HTA Design won the site in competition with Barratt Homes, with the planning application of 2008 being approved in 2009, and the development was completed this year.

Embedded in the wider community

There are 187 mixed tenure homes, and it is in the green belt. This affected the design of the site in a number of ways, including the desire to retain views and keep the feeling of openness to the countryside – a third of the site was undeveloped and given over to open space.

It was integrated into the fabric of Hanham, respectful of the environment and the countryside around it. It has become a good neighbour to the community.

Social Spaces

Rather than giving a talk, Lord showed a video, and while it was a promotional piece, it was a highly effective piece of storytelling with anecdotes: from happy householders impressed by Hanham Hall’s eco facilities such as solar power (one couple wash their clothes in the harvested rainwater); to a local councillor originally suspicious of the high density housing, then persuaded by the greenhouses, allotments and most tellingly, a community hall that was not just for the residents of the new build. It acts as a facility and space of encounter between the new residents and the existing community.

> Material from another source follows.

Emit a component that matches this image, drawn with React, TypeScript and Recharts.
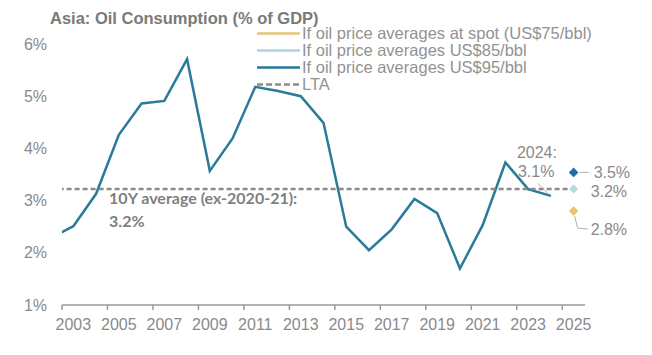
import { ComposedChart, Line, XAxis, YAxis, Legend, LabelList } from "recharts";

// Asia oil consumption, % of GDP (2002 sits just left of the visible plot)
const years = [
  2002, 2003, 2004, 2005, 2006, 2007, 2008, 2009, 2010, 2011, 2012, 2013,
  2014, 2015, 2016, 2017, 2018, 2019, 2020, 2021, 2022, 2023, 2024, 2025,
];
const history = [
  2.28, 2.51, 3.13, 4.26, 4.86, 4.91, 5.71, 3.57, 4.19, 5.18, 5.1, 5.0,
  4.49, 2.5, 2.05, 2.45, 3.03, 2.76, 1.7, 2.53, 3.73, 3.22, 3.09, null,
];
const ltaValues = [
  3.22, 3.22, 3.22, 3.22, 3.22, 3.22, 3.22, 3.22, 3.22, 3.22, 3.22, 3.22,
  3.22, 3.22, 3.22, 3.22, 3.22, 3.22, 3.22, 3.22, 3.22, 3.22, 3.22, 3.22,
];
const scenarioYear = 2025;
const spot75 = 2.8;
const price85 = 3.22;
const price95 = 3.54;
const xTicks = [2003, 2005, 2007, 2009, 2011, 2013, 2015, 2017, 2019, 2021, 2023, 2025];
const yTicks = [1, 2, 3, 4, 5, 6];

const legendNames: Record<string, string> = {
  s75: "If oil price averages at spot (US$75/bbl)",
  s85: "If oil price averages US$85/bbl",
  s95: "If oil price averages US$95/bbl",
  lta: "LTA",
};
const legendOrder = ["s75", "s85", "s95", "lta"];

const data = years.map((year, i) => ({
  year,
  history: history[i],
  lta: ltaValues[i],
  s75: year === scenarioYear ? spot75 : null,
  s85: year === scenarioYear ? price85 : null,
  s95: year === scenarioYear ? price95 : null,
}));

const W = 652;
const H = 355;
const M = { top: 44, right: 67, bottom: 0, left: 0 };
const Y_AXIS_W = 62;
const PLOT_W = W - M.left - M.right - Y_AXIS_W;
const HALF_BAND = PLOT_W / 23 / 2;

const FONT = "'Liberation Sans', Arial, Helvetica, sans-serif";
const GREY = "#8a8a8a";
const LINE_BLUE = "#2a7a9a";

const diamond = (fill: string, r: number) => (props: any) => {
  const { cx, cy, value, index } = props;
  if (value == null || cx == null || cy == null) return <g key={`d-${index}`} />;
  return (
    <polygon
      key={`d-${index}`}
      points={`${cx},${cy - r} ${cx + r},${cy} ${cx},${cy + r} ${cx - r},${cy}`}
      fill={fill}
    />
  );
};

const XTick = (props: any) => {
  const { x, y, payload } = props;
  return (
    <g>
      <line x1={x - HALF_BAND} x2={x - HALF_BAND} y1={y} y2={y + 5} stroke="#9a9a9a" strokeWidth={1.5} />
      <text x={x} y={y + 25} textAnchor="middle" fill={GREY} fontSize={16} fontFamily={FONT}>
        {payload.value}
      </text>
    </g>
  );
};

const fmt = (v: number) => `${v.toFixed(1)}%`;

const LegendBox = (props: any) => {
  const items = [...(props.payload || [])]
    .filter((p: any) => legendOrder.includes(p.dataKey))
    .sort((a: any, b: any) => legendOrder.indexOf(a.dataKey) - legendOrder.indexOf(b.dataKey));
  return (
    <div style={{ fontFamily: FONT, fontSize: 16.5, color: "#929292" }}>
      {items.map((p: any) => (
        <div key={p.dataKey} style={{ display: "flex", alignItems: "center", height: 17, lineHeight: "17px" }}>
          <svg width={43} height={17} style={{ marginRight: 2 }}>
            <line
              x1={0}
              x2={43}
              y1={8.5}
              y2={8.5}
              stroke={p.color}
              strokeWidth={2.5}
              strokeDasharray={p.dataKey === "lta" ? "6 3" : undefined}
            />
          </svg>
          <span style={{ whiteSpace: "nowrap" }}>{legendNames[p.dataKey]}</span>
        </div>
      ))}
    </div>
  );
};

export default function App() {
  const i2024 = years.indexOf(2024);
  const i2004 = years.indexOf(2004);
  return (
    <div style={{ position: "absolute", left: 0, top: 0, width: W, height: H, background: "#fff" }}>
      <div
        style={{
          position: "absolute",
          left: 50,
          top: 10,
          fontFamily: FONT,
          fontSize: 16.5,
          lineHeight: 1,
          fontWeight: 700,
          color: "#7a7a7a",
          whiteSpace: "nowrap",
          zIndex: 2,
        }}
      >
        Asia: Oil Consumption (% of GDP)
      </div>
      <ComposedChart width={W} height={H} data={data} margin={M}>
        <XAxis
          dataKey="year"
          type="number"
          domain={[2002.5, 2025.5]}
          allowDataOverflow
          ticks={xTicks}
          height={50}
          tickSize={0}
          tickMargin={0}
          tickLine={false}
          axisLine={{ stroke: "#9a9a9a", strokeWidth: 1.5 }}
          tick={<XTick />}
          interval={0}
        />
        <YAxis
          domain={[1, 6]}
          ticks={yTicks}
          width={Y_AXIS_W}
          axisLine={false}
          tickLine={false}
          tickSize={0}
          tickMargin={15}
          tickFormatter={(v: number) => `${v}%`}
          tick={{ fill: GREY, fontSize: 16, fontFamily: FONT }}
        />
        <Legend
          layout="vertical"
          verticalAlign="middle"
          align="center"
          content={<LegendBox />}
          wrapperStyle={{ left: 257, top: 24.5, width: "auto" }}
        />
        <Line
          dataKey="history"
          stroke={LINE_BLUE}
          strokeWidth={2.5}
          dot={false}
          legendType="none"
          isAnimationActive={false}
        >
          <LabelList
            dataKey="history"
            content={(p: any) => {
              if (p.index !== i2024 || p.value == null) return null;
              const { x, y } = p;
              return (
                <g fontFamily={FONT} fontSize={16} fill={GREY}>
                  <text x={x - 34} y={y - 43} dominantBaseline="central">2024:</text>
                  <text x={x - 33} y={y - 24} dominantBaseline="central">{fmt(p.value)}</text>
                  <line x1={x - 13} y1={y - 12.5} x2={x - 3} y2={y - 2.5} stroke="#b0b0b0" strokeWidth={1} />
                </g>
              );
            }}
          />
        </Line>
        <Line
          dataKey="lta"
          stroke="#8a8a8a"
          strokeWidth={2.5}
          strokeDasharray="5 3"
          dot={false}
          isAnimationActive={false}
        >
          <LabelList
            dataKey="lta"
            content={(p: any) => {
              if (p.index !== i2004) return null;
              const { x, y } = p;
              return (
                <text x={x + 13} y={y + 15} fontFamily="Lato, 'Open Sans', sans-serif" fontWeight={700} fontSize={16} fill="#7f7f7f">
                  <tspan x={x + 13} dy={0}>10Y average (ex-2020-21):</tspan>
                  <tspan x={x + 13} dy={22.5}>{fmt(p.value)}</tspan>
                </text>
              );
            }}
          />
        </Line>
        <Line dataKey="s75" stroke="#e6c574" dot={diamond("#e8c46c", 4.7)} isAnimationActive={false}>
          <LabelList
            dataKey="s75"
            content={(p: any) => {
              if (p.value == null) return null;
              const { x, y } = p;
              return (
                <g>
                  <polyline
                    points={`${x + 1},${y + 5} ${x + 4},${y + 17} ${x + 14},${y + 18}`}
                    fill="none"
                    stroke="#b0b0b0"
                    strokeWidth={1}
                  />
                  <text x={x + 17} y={y + 18} dominantBaseline="central" fontFamily={FONT} fontSize={16} fill={GREY}>
                    {fmt(p.value)}
                  </text>
                </g>
              );
            }}
          />
        </Line>
        <Line dataKey="s85" stroke="#a9d4df" dot={diamond("#b3dbe3", 4.5)} isAnimationActive={false}>
          <LabelList
            dataKey="s85"
            content={(p: any) => {
              if (p.value == null) return null;
              const { x, y } = p;
              return (
                <text x={x + 17} y={y + 2} dominantBaseline="central" fontFamily={FONT} fontSize={16} fill={GREY}>
                  {fmt(p.value)}
                </text>
              );
            }}
          />
        </Line>
        <Line dataKey="s95" stroke="#23779a" dot={diamond("#1f6fa3", 4.8)} isAnimationActive={false}>
          <LabelList
            dataKey="s95"
            content={(p: any) => {
              if (p.value == null) return null;
              const { x, y } = p;
              return (
                <g>
                  <line x1={x + 6} y1={y} x2={x + 15} y2={y} stroke="#b0b0b0" strokeWidth={1} />
                  <text x={x + 20} y={y} dominantBaseline="central" fontFamily={FONT} fontSize={16} fill={GREY}>
                    {fmt(p.value)}
                  </text>
                </g>
              );
            }}
          />
        </Line>
      </ComposedChart>
    </div>
  );
}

(Allotments at Hanham Hall)

This community hall was originally designated for use as flats but HTA fought for it to be a space for public use. In the Q&A with the audience afterwards, James Lord explained that they also wanted it to function as a workspace, so the community wouldn’t be deserted during the day as everyone heads off to work – among other things it currently houses 20 work units.

Common Good

The design borrowed from the idea of the urban ‘stoop’, of people sitting outside, which also encouraged social encounters missing from traditional suburban neighbourhoods.  The quality of community also perhaps benefitted from a degree of self-selection; there was a sense that the people were all keen on the idea of a neighbourhood built around the idea of sustainability – or perhaps it was the buildings and space that fostered this sensibility.

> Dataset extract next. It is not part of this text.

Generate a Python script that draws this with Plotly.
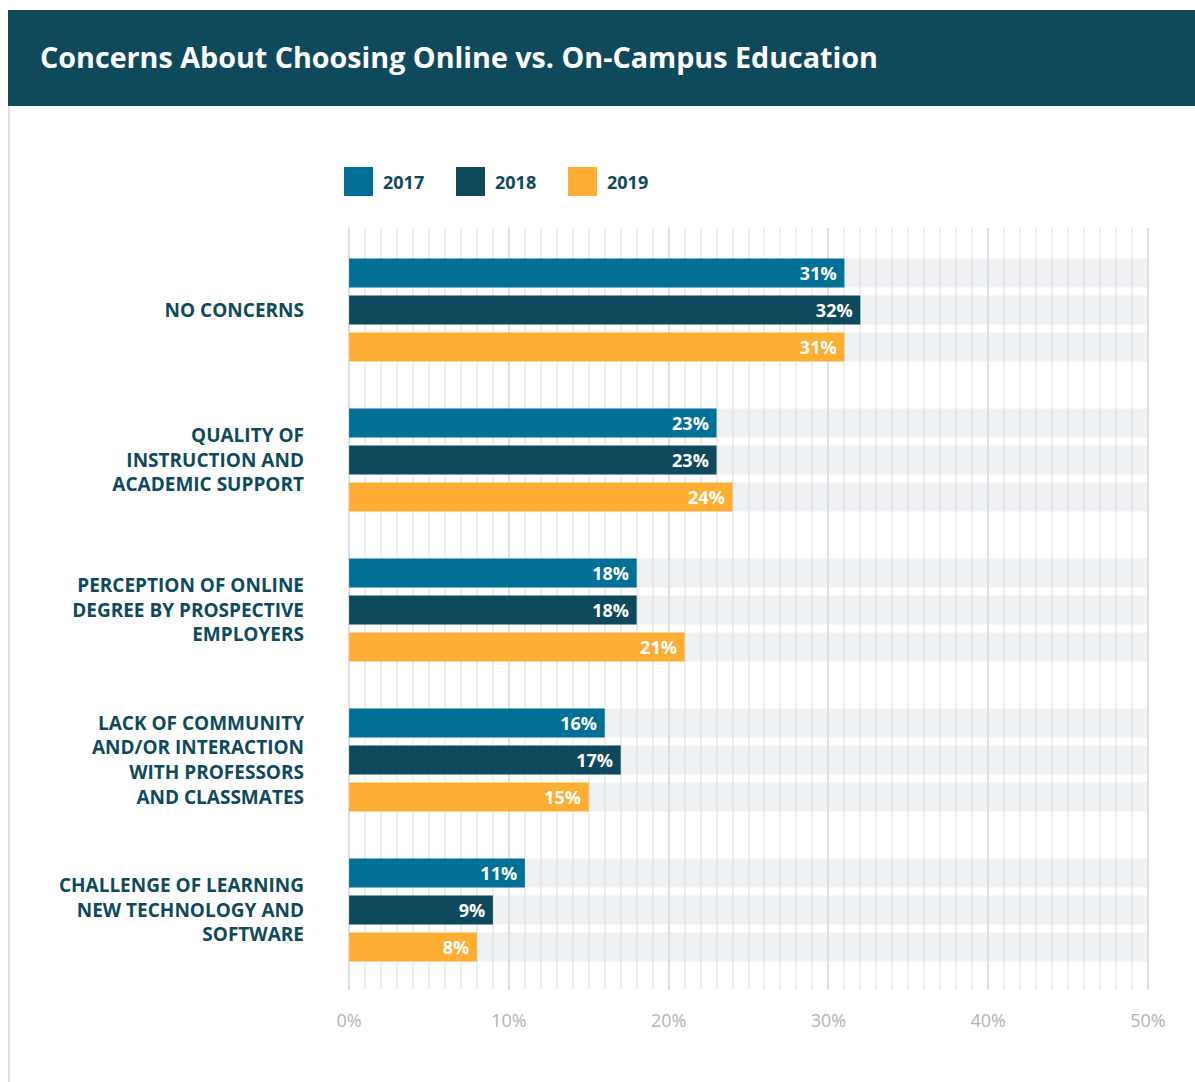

The project was shortlisted for the “RIBAJ MacEwen Award: Architecture for the Common Good.”

Strategic Gaps

Final speaker Merrick Denton-Thompson, President Elect of the Landscape Institute, argued that we all agree on the founding principles of the green belt – we want to see places keep a sense of identity - but the pattern of green belt isn’t complete, citing his local area. The strategic planning authority in Hampshire said, "we don’t want green belt, we want strategic gaps."

The thinking was that we want strong spatial policies. We will have strategic, regional, local gaps, enabling settlements to breathe.

Greenfenced Strangulation

However, each change of government and political party removed existing organisations and frameworks.  Denton-Thompson said we need more consistency around the criteria being adopted for developing green belt. Equally, we need to question greenfenced ‘strangulation’ – Guildford being a good example.

Richer Idea of Green Belt

Most of all, and most persuasively, he argued that green belt is a single-issue designation. We need a richer designation which includes more intelligent, multi-functional services, a more encompassing concept – resilience to climate change, accessibility for health and well-being, and biodiversity.

Denton-Thompson argued that regarding the green belt we have simply failed in dealing with management of resources. We need other systems to maintain management of the land and a strategic review by Government looking at structured new development.

In summary, green belt has a body of legislation, a network of experts and authorities analysing, making cases and passing judgement, and commercial and political interests hovering round its grey areas. Most of all it is a particular kind of geography with significant cultural and social power.